Global jewellery demand remained resilient, despite record-high prices, only falling 2% year-on-year. Demand in Asia countered decreases in both Europe and North America.

 

In addition, demand for gold in technology recovered 10% year-on-year driven by the AI boom in the electronics sector.

 

On the supply side, mine production increased 4% year-on-year to 893t - a record first quarter. Recycling also reached the highest level since Q3 2020, jumping 12% year-on- year to 351t, as some investors saw the high price as an opportunity to take profits.

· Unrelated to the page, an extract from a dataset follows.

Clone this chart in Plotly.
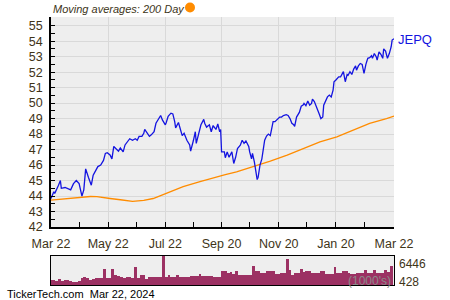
import plotly.graph_objects as go
import pandas as pd

price_dates = [
"2023-03-22","2023-03-25","2023-03-26","2023-03-28","2023-03-30","2023-04-01","2023-04-02","2023-04-06","2023-04-09","2023-04-12",
"2023-04-15","2023-04-18","2023-04-21","2023-04-24","2023-04-26","2023-04-28","2023-05-01","2023-05-04","2023-05-06","2023-05-09",
"2023-05-11","2023-05-14","2023-05-17","2023-05-19","2023-05-21","2023-05-24","2023-05-26","2023-05-28","2023-05-30","2023-06-02",
"2023-06-04","2023-06-07","2023-06-09","2023-06-12","2023-06-14","2023-06-17","2023-06-20","2023-06-22","2023-06-24","2023-06-27",
"2023-06-29","2023-06-30","2023-07-03","2023-07-05","2023-07-07","2023-07-10","2023-07-12","2023-07-15","2023-07-17","2023-07-19",
"2023-07-22","2023-07-23","2023-07-25","2023-07-28","2023-07-30","2023-08-01","2023-08-02","2023-08-05","2023-08-07","2023-08-09",
"2023-08-11","2023-08-14","2023-08-17","2023-08-18","2023-08-21","2023-08-23","2023-08-24","2023-08-26","2023-08-29","2023-09-01",
"2023-09-02","2023-09-04","2023-09-07","2023-09-09","2023-09-11","2023-09-14","2023-09-16","2023-09-18","2023-09-19","2023-09-20",
"2023-09-23","2023-09-24","2023-09-26","2023-09-28","2023-10-01","2023-10-03","2023-10-05","2023-10-07","2023-10-10","2023-10-12",
"2023-10-14","2023-10-16","2023-10-19","2023-10-20","2023-10-22","2023-10-23","2023-10-25","2023-10-28","2023-10-29","2023-10-31",
"2023-11-02","2023-11-04","2023-11-05","2023-11-07","2023-11-09","2023-11-11","2023-11-13","2023-11-14","2023-11-16","2023-11-18",
"2023-11-21","2023-11-23","2023-11-25","2023-11-28","2023-11-30","2023-12-02","2023-12-04","2023-12-06","2023-12-07","2023-12-09",
"2023-12-12","2023-12-14","2023-12-16","2023-12-17","2023-12-19","2023-12-21","2023-12-23","2023-12-25","2023-12-26","2023-12-28",
"2023-12-30","2024-01-01","2024-01-02","2024-01-04","2024-01-06","2024-01-07","2024-01-10","2024-01-11","2024-01-13","2024-01-15",
"2024-01-17","2024-01-18","2024-01-20","2024-01-23","2024-01-25","2024-01-26","2024-01-28","2024-01-30","2024-02-01","2024-02-02",
"2024-02-04","2024-02-06","2024-02-08","2024-02-10","2024-02-11","2024-02-13","2024-02-15","2024-02-17","2024-02-18","2024-02-19",
"2024-02-21","2024-02-23","2024-02-25","2024-02-27","2024-02-28","2024-03-01","2024-03-03","2024-03-04","2024-03-06","2024-03-08",
"2024-03-10","2024-03-11","2024-03-13","2024-03-15","2024-03-17","2024-03-19","2024-03-20","2024-03-22"]

price_close = [
43.84,44.28,44.17,44.40,44.70,45.00,44.50,44.55,44.45,44.40,
44.80,45.00,44.80,44.00,44.40,45.75,45.20,44.70,45.35,45.70,
45.90,46.00,46.30,46.75,46.80,46.65,46.40,47.20,47.10,46.90,
47.10,46.85,47.30,47.50,47.70,47.60,47.70,47.60,47.85,47.85,
48.05,48.30,48.05,47.85,47.95,48.15,48.70,49.00,49.20,48.90,
48.60,48.75,49.15,49.35,49.30,48.80,48.40,48.75,48.30,47.90,
48.05,47.60,47.30,46.90,47.60,48.15,47.40,47.90,48.60,48.95,
48.70,48.45,48.60,48.15,48.55,48.30,48.65,48.15,48.30,46.85,
46.85,46.47,46.85,46.50,46.85,46.10,46.50,47.07,47.28,47.60,
47.40,47.56,47.20,46.85,46.40,46.75,46.20,45.06,45.20,46.00,
46.40,47.20,47.60,47.87,48.00,47.90,48.47,48.80,48.80,48.90,
49.10,49.10,49.20,49.25,49.20,49.00,48.70,48.60,48.50,49.10,
49.40,49.80,49.87,49.98,49.83,50.13,49.87,49.98,50.26,50.10,
49.83,49.55,49.33,49.00,49.10,49.87,50.20,50.40,50.52,50.40,
50.84,51.38,51.49,51.70,51.70,51.85,52.03,51.38,51.85,51.80,
52.03,51.85,52.20,52.40,52.13,52.40,52.56,52.50,52.20,51.92,
52.50,52.89,52.93,53.06,52.89,53.20,53.00,52.78,53.30,53.15,
52.89,53.50,53.36,52.89,53.20,53.64,54.07,54.15]

ma_dates = ["2023-03-22","2023-04-08","2023-04-26","2023-05-03","2023-05-10","2023-05-17","2023-05-24",
"2023-06-04","2023-06-17","2023-06-29","2023-07-09","2023-07-23","2023-08-10","2023-08-28","2023-09-15",
"2023-09-24","2023-10-06","2023-10-24","2023-11-11","2023-11-29","2023-12-16","2024-01-03","2024-01-21",
"2024-02-08","2024-02-25","2024-03-14","2024-03-22"]
ma_200 = [43.74,43.84,43.95,43.97,43.96,43.88,43.84,43.76,43.65,43.72,43.84,44.17,44.60,44.93,45.25,
45.38,45.56,45.88,46.25,46.64,47.07,47.50,47.82,48.25,48.69,49.00,49.16]

# volume in thousands, one bar per 3-day period starting 2023-03-22
vol_start = "2023-03-22"
volume_k = [
1140,1140,850,1290,990,1140,1140,990,760,760,
840,1520,1750,1520,1210,1370,1520,1520,1600,3640,
1520,1520,3560,2280,1900,1750,1520,1670,1670,1520,
4020,1520,2120,2120,1370,1670,1670,1670,1670,1750,
6446,1670,2120,1820,1820,2280,1670,1670,1750,1750,
1900,1900,1900,2430,1900,1900,1900,1900,1750,1750,
1750,3030,3190,2650,2880,2430,3030,2280,2120,2120,
2280,2280,4170,3190,3190,2650,2650,3030,3030,3030,
2430,2430,2650,2650,5690,3410,2280,2650,2650,3640,
2880,3030,3030,2650,2650,2650,3030,3030,2430,2430,
2430,3940,2650,2650,3030,3030,2650,2430,2430,2650,
2650,2650,3410,2650,2650,3410,2650,2650,2650,3410,
2880,4170]
vol_dates = pd.date_range(vol_start, periods=len(volume_k), freq="3D")

x_tick_vals = ["2023-03-22","2023-05-22","2023-07-22","2023-09-20","2023-11-20","2024-01-20","2024-03-22"]
x_tick_text = ["Mar 22","May 22","Jul 22","Sep 20","Nov 20","Jan 20","Mar 22"]
x_minor_vals = ["2023-04-21","2023-06-21","2023-08-21","2023-10-20","2023-12-20","2024-02-20"]
vol_labels = ["6446", "428"]

FONT = "Liberation Sans"
TXT = "#403418"
W, H = 450, 300
L, R, T, B = 51, 394, 17, 227
VT, VB = 256, 285

def px(x):
    return x / W
def py(y):
    return 1 - y / H

fig = go.Figure()
fig.add_trace(go.Scatter(x=ma_dates, y=ma_200, mode="lines",
                         line=dict(color="#FF8C00", width=1.3), xaxis="x", yaxis="y"))
fig.add_trace(go.Scatter(x=price_dates, y=price_close, mode="lines",
                         line=dict(color="#1414E0", width=1.3), xaxis="x", yaxis="y"))
fig.add_trace(go.Bar(x=vol_dates, y=volume_k, marker=dict(color="#9C3163", line=dict(width=0)),
                     width=3 * 86400000, xaxis="x2", yaxis="y2"))

xr = ["2023-03-22", "2024-03-22"]
fig.update_layout(
    width=W, height=H, margin=dict(l=0, r=0, t=0, b=0, autoexpand=False),
    paper_bgcolor="white", plot_bgcolor="#EEEEEE",
    showlegend=False, bargap=0,
    font=dict(family=FONT, color=TXT, size=12),
    xaxis=dict(domain=[px(L), px(R)], range=xr, type="date", automargin=False,
               tickmode="array", tickvals=x_tick_vals, ticktext=x_tick_text,
               ticks="inside", ticklen=5, tickcolor="black",
               showgrid=True, gridcolor="#D9D9D9", gridwidth=1,
               showline=True, linecolor="black", linewidth=1.5,
               tickfont=dict(family=FONT, size=12.5, color=TXT), ticklabelstandoff=4,
               minor=dict(tickvals=x_minor_vals, ticks="inside", ticklen=5, tickcolor="black", showgrid=False),
               anchor="y", fixedrange=True, zeroline=False),
    yaxis=dict(domain=[py(B), py(T)], range=[42, 55.56], automargin=False,
               tickmode="linear", tick0=42, dtick=1,
               ticks="inside", ticklen=4, tickcolor="black",
               showgrid=True, gridcolor="#D9D9D9", gridwidth=1,
               showline=True, linecolor="black", linewidth=1.5,
               tickfont=dict(family=FONT, size=12.5, color=TXT), ticklabelstandoff=4,
               minor=dict(dtick=0.5, tick0=42, ticks="inside", ticklen=4, tickcolor="black", showgrid=False),
               anchor="x", zeroline=False),
    xaxis2=dict(domain=[px(L), px(R)], range=xr, type="date", automargin=False,
                showticklabels=False, ticks="", showgrid=False,
                showline=True, linecolor="black", linewidth=1, mirror=True,
                anchor="y2", zeroline=False),
    yaxis2=dict(domain=[py(VB), py(VT)], range=[0, 6446], automargin=False,
                showticklabels=False, ticks="", showgrid=False,
                showline=True, linecolor="black", linewidth=1, mirror=True,
                anchor="x2", zeroline=False),
)

anns = [
    dict(x=px(L), y=py(9), text="Moving averages: 200 Day", xanchor="left", yanchor="middle",
         font=dict(family=FONT, size=11, color="#3d3520", style="italic")),
    dict(x=px(396), y=py(40), text="JEPQ", xanchor="left", yanchor="middle",
         font=dict(family=FONT, size=13, color="#1414E0")),
    dict(x=px(397), y=py(264), text=vol_labels[0], xanchor="left", yanchor="middle",
         font=dict(family=FONT, size=12, color=TXT)),
    dict(x=px(397), y=py(282), text=vol_labels[1], xanchor="left", yanchor="middle",
         font=dict(family=FONT, size=12, color=TXT)),
    dict(x=px(393), y=py(281), text="(1000's)", xanchor="right", yanchor="middle",
         font=dict(family=FONT, size=12, color="#8a8a8a")),
    dict(x=px(5), y=py(294), text="TickerTech.com  Mar 22, 2024", xanchor="left", yanchor="middle",
         font=dict(family=FONT, size=11, color="black")),
]
for a in anns:
    a.update(xref="paper", yref="paper", showarrow=False)
fig.update_layout(annotations=anns)

fig.add_shape(type="circle", xref="paper", yref="paper",
              x0=px(185), x1=px(195), y0=py(12.5), y1=py(2.5),
              fillcolor="#FF8C00", line=dict(width=0))

fig.write_html("out.html")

Louise Street, Senior Markets Analyst - World Gold Council, commented:

“Since March, the gold price has climbed to all-time highs, despite traditional headwinds of a strong US dollar and interest rates that are proving to be ‘higher for longer’.

 

“A number of factors are behind the recent surge including heightened geopolitical risk and ongoing macroeconomic uncertainty driving safe-haven demand for gold. In addition, the continued and resolute demand from central banks, strong OTC investment and increased net buying in the derivatives market, have all contributed to the higher price of gold.

 

“Interestingly, we are witnessing shifting behaviour trends from Eastern and Western investors. Typically, investors in Eastern markets are more responsive to the price, waiting for a dip to buy, whereas Western investors have historically been attracted to a rising price, tending to buy into the rally. In Q1, we saw those roles reversed with investment demand in markets such as China and India growing considerably as the gold price surged.

 

“Looking ahead, 2024 is likely to produce a much stronger return for gold than we anticipated at the beginning of the year, based on its recent performance. Should the price level off in the coming months, some price-sensitive buyers may re-enter the market and investors will continue to look to gold for a safe haven asset as they seek clarity around rate cuts and election results.”

 

Sachin Jain, Regional CEO, India, World Gold Council said:


“In Q1’24, India's total gold demand was 136.7 tonnes, up by 8% in comparison to 126.3 tonnes in Q1 2023 reaffirming Indians enduring relationship with gold. Gold jewellery demand was 95 tonnes, 4% above the comparatively weak Q1’23. India’s continued strong macroeconomic environment was supportive for gold jewellery consumption even though prices reached a historic high in March leading to a slowdown in sales as the quarter ended.

 

Q1’24 also saw healthy levels of gold bar and coin demand in India, up 19% y/y at 41t. This was on a par with Q1’22, which was itself the strongest first quarter since 2014. The price correction in February sparked investors interest, with anticipation of a rebound driving purchases. As the price rallied to successive record highs, investors remained bullish, contributing to the robust demand. Investments into gold ETF’s too saw positive inflows of over 2 tonnes. The Reserve Bank of India also grew its gold reserves by 19 tonnes during Q1, exceeding last year’s annual net purchases of 16 tonnes.


Although Indian recycling volumes increased by 10% to 38.3 tonnes in Q1’24, there were very few reports of distress selling. With a strong economy and expectations of a normal-to-good monsoon, there seems little desire to cash in on high gold prices at the moment.

 

As we look forward, while the current high gold prices may temporarily put strain on demand, strong cultural and seasonal factors such as festivals, weddings helped by an expectation for a better monsoon and solid economic growth would support demand. Our full year gold demand forecast for India is between 700-800 tonnes, if price rally continues it could be lower end of this range.”